Likewise, the Committee reiterated that in order to confront the crisis, the region should reinforce policies that promote growth before implementing fiscal austerity measures, especially if those measures affect social protection, healthcare, education, housing and other programmes. The Committee considered a priority the strengthening of policies to promote stable employment in the region. It also mentioned Brazil as an example of a major emerging economy which has upheld sustained growth during recent years, whilst at the same time implementing programmes of social protection which are internationally recognised, demonstrating the importance of promoting policies of social investment to achieve a persistent, fair, inclusive and sustainable growth in the region;
Referring to social movements in the region and in the world during the recent months, whose followers have come to be known as indignados, the Committee underlined that they represent a clear protest against international financial speculation and as such, their demands coincide with those of the progressive political forces. The Committee underscored the view that the region should promote policies that strengthen and make more effective the regulation of these financial activities and their tax burden.

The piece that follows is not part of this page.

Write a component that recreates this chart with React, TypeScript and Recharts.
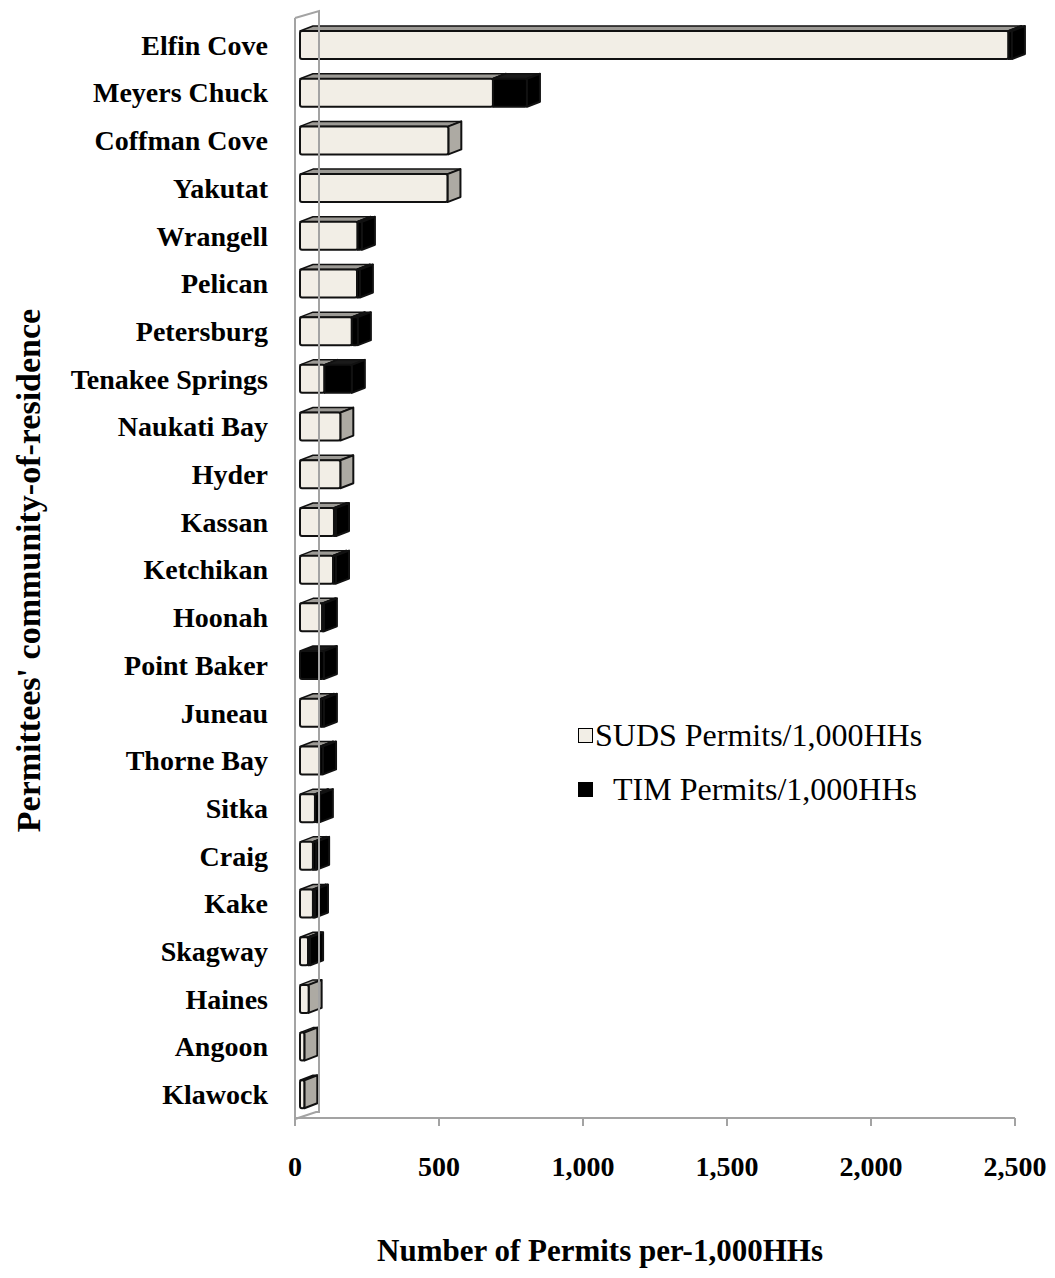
import { BarChart, Bar, XAxis, YAxis, Legend, ReferenceLine } from "recharts";

const communities = [
  "Elfin Cove",
  "Meyers Chuck",
  "Coffman Cove",
  "Yakutat",
  "Wrangell",
  "Pelican",
  "Petersburg",
  "Tenakee Springs",
  "Naukati Bay",
  "Hyder",
  "Kassan",
  "Ketchikan",
  "Hoonah",
  "Point Baker",
  "Juneau",
  "Thorne Bay",
  "Sitka",
  "Craig",
  "Kake",
  "Skagway",
  "Haines",
  "Angoon",
  "Klawock",
];
const sudsPerK = [2460, 670, 515, 512, 200, 198, 180, 85, 140, 140, 118, 115, 77, 0, 73, 70, 52, 45, 45, 28, 30, 15, 15];
const timPerK = [12, 118, 0, 0, 15, 10, 21, 95, 0, 0, 7, 10, 6, 83, 10, 10, 17, 11, 7, 7, 0, 0, 0];
const xTicks = [0, 500, 1000, 1500, 2000, 2500];

const data = communities.map((name, i) => ({
  name,
  suds: sudsPerK[i],
  tim: timPerK[i],
}));

const SERIF = '"Liberation Serif", "Times New Roman", serif';

// fake 3D box: front face is pushed right a little, depth goes up-right
const FRONT_SHIFT = 5;
const DEPTH_X = 13;
const DEPTH_Y = -5;

const boxShape = (front: string, top: string, side: string) => (props: any) => {
  const { x, y, width, height } = props;
  if (!width || width <= 0) return <g />;
  const fx = x + FRONT_SHIFT;
  const rx = fx + width;
  return (
    <g>
      <polygon
        points={`${fx},${y} ${rx},${y} ${rx + DEPTH_X},${y + DEPTH_Y} ${fx + DEPTH_X},${y + DEPTH_Y}`}
        fill={top}
        stroke="#111"
        strokeWidth={1.5}
        strokeLinejoin="round"
      />
      <polygon
        points={`${rx},${y} ${rx + DEPTH_X},${y + DEPTH_Y} ${rx + DEPTH_X},${y + height + DEPTH_Y} ${rx},${y + height}`}
        fill={side}
        stroke="#111"
        strokeWidth={2}
        strokeLinejoin="round"
      />
      <rect x={fx} y={y} width={width} height={height} rx={2} fill={front} stroke="#111" strokeWidth={2} />
    </g>
  );
};

// back wall + floor edge behind the bars
const Wall = (props: any) => {
  const { x1, y1, y2 } = props;
  const back = x1 + 24;
  return (
    <g fill="none" stroke="#A3A3A3" strokeWidth={2}>
      <path d={`M${x1},${y2 - 3} L${x1},${y1 + 1} L${back - 3},${y1 - 6} L${back},${y1 - 6} L${back},${y2 - 10} L${x1},${y2 - 3}`} />
    </g>
  );
};

const LegendBox = (props: any) => {
  const { payload } = props;
  return (
    <div style={{ fontFamily: SERIF, fontSize: 32, color: "#000", textAlign: "left" }}>
      {payload.map((p: any, i: number) => (
        <div
          key={p.value}
          style={{ display: "flex", alignItems: "center", height: 36, marginBottom: 18 }}
        >
          <span
            style={{
              display: "inline-block",
              width: 13,
              height: 13,
              border: "1.5px solid #000",
              background: p.color,
              marginRight: i === 0 ? 2 : 20,
            }}
          />
          <span>{p.value}</span>
        </div>
      ))}
    </div>
  );
};

const XTitle = (props: any) => {
  const { viewBox } = props;
  return (
    <text
      x={viewBox.x + 305}
      y={viewBox.y + 143}
      textAnchor="middle"
      fontFamily={SERIF}
      fontSize={31}
      fontWeight={700}
      fill="#000"
    >
      Number of Permits per-1,000HHs
    </text>
  );
};

const YTitle = (props: any) => {
  const { viewBox } = props;
  const cx = 20;
  const cy = viewBox.y + viewBox.height / 2 + 1;
  return (
    <text
      x={cx}
      y={cy}
      transform={`rotate(-90 ${cx} ${cy})`}
      textAnchor="middle"
      dominantBaseline="central"
      fontFamily={SERIF}
      fontSize={34}
      fontWeight={700}
      fill="#000"
    >
      Permittees' community-of-residence
    </text>
  );
};

export default function App() {
  return (
    <BarChart
      width={1039}
      height={1262}
      data={data}
      layout="vertical"
      margin={{ top: 13, right: 32, bottom: 0, left: 0 }}
      barSize={28}
    >
      <XAxis
        type="number"
        domain={[0, 2500]}
        ticks={xTicks}
        tickFormatter={(v: number) => v.toLocaleString("en-US")}
        height={152}
        axisLine={{ stroke: "#A3A3A3", strokeWidth: 2 }}
        tickLine={{ stroke: "#A3A3A3", strokeWidth: 2 }}
        tickSize={8}
        tickMargin={30}
        tick={{ fontFamily: SERIF, fontSize: 28, fontWeight: 700, fill: "#000" }}
        label={<XTitle />}
      />
      <YAxis
        type="category"
        dataKey="name"
        width={287}
        interval={0}
        axisLine={false}
        tickLine={false}
        tickSize={0}
        tickMargin={27}
        tick={{ fontFamily: SERIF, fontSize: 28, fontWeight: 700, fill: "#000" }}
        label={<YTitle />}
      />
      <ReferenceLine x={0} shape={(p: any) => <Wall {...p} />} />
      <Legend
        layout="vertical"
        align="center"
        verticalAlign="middle"
        content={<LegendBox />}
        wrapperStyle={{ left: 570, top: 709, width: 420, bottom: "auto", right: "auto" }}
      />
      <Bar
        dataKey="suds"
        name="SUDS Permits/1,000HHs"
        stackId="a"
        fill="#F2EEE6"
        isAnimationActive={false}
        shape={boxShape("#F2EEE6", "#9C9A95", "#ADAAA3")}
      />
      <Bar
        dataKey="tim"
        name="TIM Permits/1,000HHs"
        stackId="a"
        fill="#000000"
        isAnimationActive={false}
        shape={boxShape("#000000", "#1A1A1A", "#000000")}
      />
    </BarChart>
  );
}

The Committee reiterated that faced with the international financial crisis, it is only through policies which promote greater equality and opportunity that economic growth will be ensured.
With regard to the strengthening of democratic institutions and the security of citizens in the face of transnational organised crime, criminal behaviour and drug trafficking, the Committee noted that the region shows worrying levels of fear and victimisation, high rates of homicides, kidnappings and other violent crimes and a larger number of people incarcerated compared with other regions. Responding to the demands of the people for more secure living conditions, the Committee declared that the fight against criminality is a duty to citizens of the first order and as such, it must be placed high on the agenda of social democratic political forces in Latin America and the Caribbean;
The Committee recalled that the progressive response to criminality is built around proactive measures and crime prevention. In this respect, the Committee agreed to promote policies that attack the very causes of crime, and this must be among the first concerns of the parties of the Socialist International in the region. Marginalisation, lack of opportunities, segregation and exclusion are at the root of the problem. At the same time, the Committee indicated that punitive measures should be conducive to the rehabilitation of the offender and to their reinsertion in society upon completion of their sentence. The Committee drew attention to the worrying prison conditions in the region, the overcrowding and the fact that it was prison itself which in many cases was a new cause of criminality. With regard to penal laws and the judicial institutions in charge of applying them, the Committee highlighted the need to have laws that discourage crime and a system that intervenes in a timely and efficient manner, guaranteeing a judicial process which respects the rights of the accused;
The Committee also examined the impact of transnational organised crime, in particular drug trafficking during recent years in the region and the challenges that these illicit activities represent for the democratic institutions. A policy of progressive public security must respond to these challenges going beyond national borders, fomenting international collaboration in relation to prevention and punishment of these truly transnational criminal organisations. With respect to drug trafficking, an efficient action of prevention and combat should involve the producer countries, the countries of transit and the final consumers. Coordinated, joint and multilateral action is imperative to tackle transnational crime in its entirety, giving special importance to the fight against corruption in public bodies and to private clandestine concurrence with these illicit activities involving huge amounts of money laundering.
The Committee, after discussing reproductive health and a woman´s right to decide freely in regard to her body, called on the member parties in the region to continue discussions on this issue, for the drafting of public policies that guarantee sexual and reproductive rights, give access to comprehensive healthcare and, in general, protect the lives of women and the young.